» **What needs to be done**: The line containing "import plotly.graph_objects as go" marks the end: quote every line from the start of the records below through it, word for word.

Stored dataset items

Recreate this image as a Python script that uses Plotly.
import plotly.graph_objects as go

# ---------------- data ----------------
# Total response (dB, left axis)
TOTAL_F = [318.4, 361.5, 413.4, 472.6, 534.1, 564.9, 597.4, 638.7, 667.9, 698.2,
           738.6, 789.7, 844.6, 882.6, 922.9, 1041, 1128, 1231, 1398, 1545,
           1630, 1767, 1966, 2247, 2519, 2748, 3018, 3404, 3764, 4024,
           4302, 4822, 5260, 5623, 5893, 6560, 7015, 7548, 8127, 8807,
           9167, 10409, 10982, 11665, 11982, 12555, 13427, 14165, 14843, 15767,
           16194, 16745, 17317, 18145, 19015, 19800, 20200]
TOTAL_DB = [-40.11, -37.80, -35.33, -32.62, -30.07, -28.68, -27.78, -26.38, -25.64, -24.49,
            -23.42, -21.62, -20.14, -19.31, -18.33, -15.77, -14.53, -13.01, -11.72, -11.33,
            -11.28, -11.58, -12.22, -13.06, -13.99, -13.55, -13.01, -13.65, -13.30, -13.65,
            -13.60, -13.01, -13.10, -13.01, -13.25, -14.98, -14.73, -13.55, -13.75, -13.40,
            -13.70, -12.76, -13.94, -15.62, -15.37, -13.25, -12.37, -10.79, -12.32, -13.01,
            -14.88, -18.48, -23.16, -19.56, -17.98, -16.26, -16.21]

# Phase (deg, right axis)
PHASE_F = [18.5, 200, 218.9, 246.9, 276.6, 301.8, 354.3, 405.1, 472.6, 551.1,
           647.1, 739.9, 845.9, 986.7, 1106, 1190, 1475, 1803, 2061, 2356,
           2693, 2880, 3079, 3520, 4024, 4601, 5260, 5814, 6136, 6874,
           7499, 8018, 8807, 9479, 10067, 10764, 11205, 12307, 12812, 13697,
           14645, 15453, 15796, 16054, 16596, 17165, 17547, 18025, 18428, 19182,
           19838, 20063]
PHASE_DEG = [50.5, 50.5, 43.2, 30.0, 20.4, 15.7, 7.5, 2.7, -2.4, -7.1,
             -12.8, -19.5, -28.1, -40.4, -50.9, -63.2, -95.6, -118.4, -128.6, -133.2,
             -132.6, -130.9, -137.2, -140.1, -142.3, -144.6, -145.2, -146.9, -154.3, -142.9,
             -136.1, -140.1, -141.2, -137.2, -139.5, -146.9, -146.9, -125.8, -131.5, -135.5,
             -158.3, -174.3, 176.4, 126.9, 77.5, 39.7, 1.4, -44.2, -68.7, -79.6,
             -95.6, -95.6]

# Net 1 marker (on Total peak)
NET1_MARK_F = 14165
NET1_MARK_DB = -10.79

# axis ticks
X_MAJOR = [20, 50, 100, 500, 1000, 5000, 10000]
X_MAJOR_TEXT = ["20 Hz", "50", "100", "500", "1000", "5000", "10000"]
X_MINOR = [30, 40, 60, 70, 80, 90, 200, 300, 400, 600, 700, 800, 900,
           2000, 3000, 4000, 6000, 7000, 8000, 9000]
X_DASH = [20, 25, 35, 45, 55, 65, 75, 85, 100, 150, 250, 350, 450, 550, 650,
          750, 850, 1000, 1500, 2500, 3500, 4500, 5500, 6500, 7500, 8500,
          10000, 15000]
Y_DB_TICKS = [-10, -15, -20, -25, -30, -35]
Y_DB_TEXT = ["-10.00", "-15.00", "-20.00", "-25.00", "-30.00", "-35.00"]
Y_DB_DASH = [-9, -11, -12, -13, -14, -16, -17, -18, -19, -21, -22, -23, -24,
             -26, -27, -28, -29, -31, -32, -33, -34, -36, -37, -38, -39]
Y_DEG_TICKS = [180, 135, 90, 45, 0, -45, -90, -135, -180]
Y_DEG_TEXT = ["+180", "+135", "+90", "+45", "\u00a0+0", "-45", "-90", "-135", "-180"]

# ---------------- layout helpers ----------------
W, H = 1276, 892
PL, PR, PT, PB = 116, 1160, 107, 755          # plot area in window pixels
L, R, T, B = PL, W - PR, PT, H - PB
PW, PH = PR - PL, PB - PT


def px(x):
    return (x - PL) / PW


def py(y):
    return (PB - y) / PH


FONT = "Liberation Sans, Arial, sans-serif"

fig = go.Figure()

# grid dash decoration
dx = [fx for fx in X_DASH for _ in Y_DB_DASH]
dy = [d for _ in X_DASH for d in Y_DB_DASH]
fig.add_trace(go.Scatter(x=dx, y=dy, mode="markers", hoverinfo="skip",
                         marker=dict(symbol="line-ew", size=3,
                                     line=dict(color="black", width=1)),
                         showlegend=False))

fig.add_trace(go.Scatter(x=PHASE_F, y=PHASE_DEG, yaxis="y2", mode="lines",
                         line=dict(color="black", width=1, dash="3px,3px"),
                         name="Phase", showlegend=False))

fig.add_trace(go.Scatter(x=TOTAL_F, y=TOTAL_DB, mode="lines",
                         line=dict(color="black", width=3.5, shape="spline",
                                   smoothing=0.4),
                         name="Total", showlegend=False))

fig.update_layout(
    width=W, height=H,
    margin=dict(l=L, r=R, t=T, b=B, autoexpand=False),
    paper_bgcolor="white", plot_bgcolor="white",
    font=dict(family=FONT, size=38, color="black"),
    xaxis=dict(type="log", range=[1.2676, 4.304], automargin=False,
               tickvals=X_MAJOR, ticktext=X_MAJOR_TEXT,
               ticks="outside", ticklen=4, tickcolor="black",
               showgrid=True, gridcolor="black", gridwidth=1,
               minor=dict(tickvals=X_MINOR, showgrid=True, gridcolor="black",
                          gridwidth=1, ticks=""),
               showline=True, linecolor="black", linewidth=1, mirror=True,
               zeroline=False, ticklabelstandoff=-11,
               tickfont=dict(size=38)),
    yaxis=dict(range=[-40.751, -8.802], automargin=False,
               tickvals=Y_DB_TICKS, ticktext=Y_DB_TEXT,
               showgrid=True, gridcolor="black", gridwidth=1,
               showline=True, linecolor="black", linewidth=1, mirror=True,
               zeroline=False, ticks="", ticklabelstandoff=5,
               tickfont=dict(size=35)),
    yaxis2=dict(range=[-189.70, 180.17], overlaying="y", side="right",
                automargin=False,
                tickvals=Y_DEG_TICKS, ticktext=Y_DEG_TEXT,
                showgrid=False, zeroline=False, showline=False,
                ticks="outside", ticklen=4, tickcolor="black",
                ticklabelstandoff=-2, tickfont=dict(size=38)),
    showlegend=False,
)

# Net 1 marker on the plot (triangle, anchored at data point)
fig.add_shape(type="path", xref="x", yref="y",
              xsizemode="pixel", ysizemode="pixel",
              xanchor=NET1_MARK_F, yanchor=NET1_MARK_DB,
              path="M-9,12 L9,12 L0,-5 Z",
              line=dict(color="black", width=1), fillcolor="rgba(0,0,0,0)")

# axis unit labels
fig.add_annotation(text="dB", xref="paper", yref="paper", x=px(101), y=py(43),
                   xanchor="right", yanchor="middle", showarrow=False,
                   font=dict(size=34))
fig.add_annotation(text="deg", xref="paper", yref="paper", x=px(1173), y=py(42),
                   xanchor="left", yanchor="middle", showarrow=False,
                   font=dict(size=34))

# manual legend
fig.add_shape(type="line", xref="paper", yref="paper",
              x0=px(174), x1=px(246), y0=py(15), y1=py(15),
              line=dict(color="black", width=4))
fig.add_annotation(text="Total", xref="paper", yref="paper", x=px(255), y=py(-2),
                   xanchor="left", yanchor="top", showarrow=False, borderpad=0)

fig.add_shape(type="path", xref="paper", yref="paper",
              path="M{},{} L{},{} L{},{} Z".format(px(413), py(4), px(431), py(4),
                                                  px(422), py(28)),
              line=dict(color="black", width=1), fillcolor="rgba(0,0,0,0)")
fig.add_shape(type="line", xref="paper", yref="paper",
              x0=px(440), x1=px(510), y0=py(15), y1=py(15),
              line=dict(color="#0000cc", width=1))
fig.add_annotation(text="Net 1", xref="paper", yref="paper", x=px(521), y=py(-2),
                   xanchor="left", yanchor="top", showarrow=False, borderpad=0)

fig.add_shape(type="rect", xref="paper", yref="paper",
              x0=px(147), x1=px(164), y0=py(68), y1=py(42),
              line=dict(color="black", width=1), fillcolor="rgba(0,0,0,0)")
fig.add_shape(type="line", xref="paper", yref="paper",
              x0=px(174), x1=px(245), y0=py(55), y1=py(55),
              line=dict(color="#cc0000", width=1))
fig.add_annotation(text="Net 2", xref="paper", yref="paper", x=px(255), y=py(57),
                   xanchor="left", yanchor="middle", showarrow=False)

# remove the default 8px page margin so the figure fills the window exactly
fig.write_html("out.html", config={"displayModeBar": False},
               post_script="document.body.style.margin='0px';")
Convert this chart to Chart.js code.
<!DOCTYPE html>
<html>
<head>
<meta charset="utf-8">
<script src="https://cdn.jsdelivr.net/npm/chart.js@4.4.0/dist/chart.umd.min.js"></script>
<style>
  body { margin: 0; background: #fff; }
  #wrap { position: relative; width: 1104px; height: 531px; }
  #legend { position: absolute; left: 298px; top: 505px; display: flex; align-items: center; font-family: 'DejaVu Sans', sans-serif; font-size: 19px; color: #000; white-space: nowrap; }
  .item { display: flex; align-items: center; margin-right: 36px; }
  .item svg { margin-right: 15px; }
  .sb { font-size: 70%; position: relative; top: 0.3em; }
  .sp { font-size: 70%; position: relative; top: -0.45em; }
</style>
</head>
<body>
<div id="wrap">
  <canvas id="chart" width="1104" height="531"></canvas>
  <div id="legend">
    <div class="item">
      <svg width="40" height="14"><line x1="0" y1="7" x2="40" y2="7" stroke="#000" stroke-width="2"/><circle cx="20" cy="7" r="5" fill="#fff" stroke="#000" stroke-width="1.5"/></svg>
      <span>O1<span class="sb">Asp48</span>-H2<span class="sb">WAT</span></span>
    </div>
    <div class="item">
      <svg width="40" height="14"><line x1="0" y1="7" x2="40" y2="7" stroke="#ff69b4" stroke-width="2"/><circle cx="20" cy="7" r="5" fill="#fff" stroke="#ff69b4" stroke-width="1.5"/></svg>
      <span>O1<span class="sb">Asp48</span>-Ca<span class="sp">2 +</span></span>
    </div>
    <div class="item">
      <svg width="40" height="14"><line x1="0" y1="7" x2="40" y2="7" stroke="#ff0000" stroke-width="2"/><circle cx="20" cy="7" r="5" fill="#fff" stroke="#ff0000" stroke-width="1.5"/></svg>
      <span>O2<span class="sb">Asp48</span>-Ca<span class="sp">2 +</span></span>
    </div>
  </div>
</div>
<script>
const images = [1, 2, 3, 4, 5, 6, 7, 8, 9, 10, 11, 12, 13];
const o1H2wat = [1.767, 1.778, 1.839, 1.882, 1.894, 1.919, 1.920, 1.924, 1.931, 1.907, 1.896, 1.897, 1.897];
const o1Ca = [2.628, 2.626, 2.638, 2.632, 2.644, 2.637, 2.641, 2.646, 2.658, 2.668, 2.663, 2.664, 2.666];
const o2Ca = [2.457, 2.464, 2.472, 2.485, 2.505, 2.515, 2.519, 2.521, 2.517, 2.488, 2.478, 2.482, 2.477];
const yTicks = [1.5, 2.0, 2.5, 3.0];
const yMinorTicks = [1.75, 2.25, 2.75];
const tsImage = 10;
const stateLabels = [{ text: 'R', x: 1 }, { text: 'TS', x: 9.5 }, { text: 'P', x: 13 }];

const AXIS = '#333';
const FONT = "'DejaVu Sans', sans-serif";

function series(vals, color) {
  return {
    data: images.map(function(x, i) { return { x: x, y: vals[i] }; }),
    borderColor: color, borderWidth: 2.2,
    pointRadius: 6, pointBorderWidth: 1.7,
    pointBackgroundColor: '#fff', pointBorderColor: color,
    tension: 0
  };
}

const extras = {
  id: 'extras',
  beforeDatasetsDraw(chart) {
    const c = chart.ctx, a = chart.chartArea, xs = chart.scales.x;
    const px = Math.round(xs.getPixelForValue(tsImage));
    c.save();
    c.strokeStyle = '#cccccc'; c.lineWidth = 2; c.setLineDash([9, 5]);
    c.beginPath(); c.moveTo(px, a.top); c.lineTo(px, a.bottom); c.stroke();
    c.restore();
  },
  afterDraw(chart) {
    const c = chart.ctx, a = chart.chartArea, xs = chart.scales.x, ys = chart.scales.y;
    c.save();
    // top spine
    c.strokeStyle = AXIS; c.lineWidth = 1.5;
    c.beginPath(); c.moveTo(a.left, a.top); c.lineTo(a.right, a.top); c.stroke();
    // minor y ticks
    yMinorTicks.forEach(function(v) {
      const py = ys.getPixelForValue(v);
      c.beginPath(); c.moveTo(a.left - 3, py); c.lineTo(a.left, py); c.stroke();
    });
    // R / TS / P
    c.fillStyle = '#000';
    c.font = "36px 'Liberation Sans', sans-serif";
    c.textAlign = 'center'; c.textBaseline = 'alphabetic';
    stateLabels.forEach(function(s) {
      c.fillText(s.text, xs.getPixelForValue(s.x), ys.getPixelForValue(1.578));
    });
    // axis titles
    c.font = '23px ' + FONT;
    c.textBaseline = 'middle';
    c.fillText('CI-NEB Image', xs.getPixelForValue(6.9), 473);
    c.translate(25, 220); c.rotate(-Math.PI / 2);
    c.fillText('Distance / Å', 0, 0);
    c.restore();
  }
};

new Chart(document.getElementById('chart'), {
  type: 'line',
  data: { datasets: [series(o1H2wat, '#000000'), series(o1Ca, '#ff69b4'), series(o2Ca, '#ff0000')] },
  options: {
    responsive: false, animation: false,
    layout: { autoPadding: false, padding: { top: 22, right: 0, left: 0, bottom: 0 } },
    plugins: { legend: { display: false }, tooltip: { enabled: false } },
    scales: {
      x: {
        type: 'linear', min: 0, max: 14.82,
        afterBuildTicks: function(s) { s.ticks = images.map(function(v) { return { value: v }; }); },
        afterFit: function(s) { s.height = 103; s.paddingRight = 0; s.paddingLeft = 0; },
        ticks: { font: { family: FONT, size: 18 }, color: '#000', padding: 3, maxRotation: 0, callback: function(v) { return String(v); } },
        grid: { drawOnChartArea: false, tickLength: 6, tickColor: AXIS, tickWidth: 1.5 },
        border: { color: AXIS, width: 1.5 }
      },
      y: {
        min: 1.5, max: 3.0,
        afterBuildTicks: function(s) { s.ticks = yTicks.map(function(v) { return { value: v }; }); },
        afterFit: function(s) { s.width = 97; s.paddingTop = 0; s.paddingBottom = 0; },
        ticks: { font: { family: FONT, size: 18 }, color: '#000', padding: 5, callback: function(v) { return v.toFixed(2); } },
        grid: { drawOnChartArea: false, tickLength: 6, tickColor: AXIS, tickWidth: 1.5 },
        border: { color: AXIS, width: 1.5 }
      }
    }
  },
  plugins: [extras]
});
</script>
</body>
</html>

» **Solution to this task**:
Recreate this image as a Python script that uses Plotly.
import plotly.graph_objects as go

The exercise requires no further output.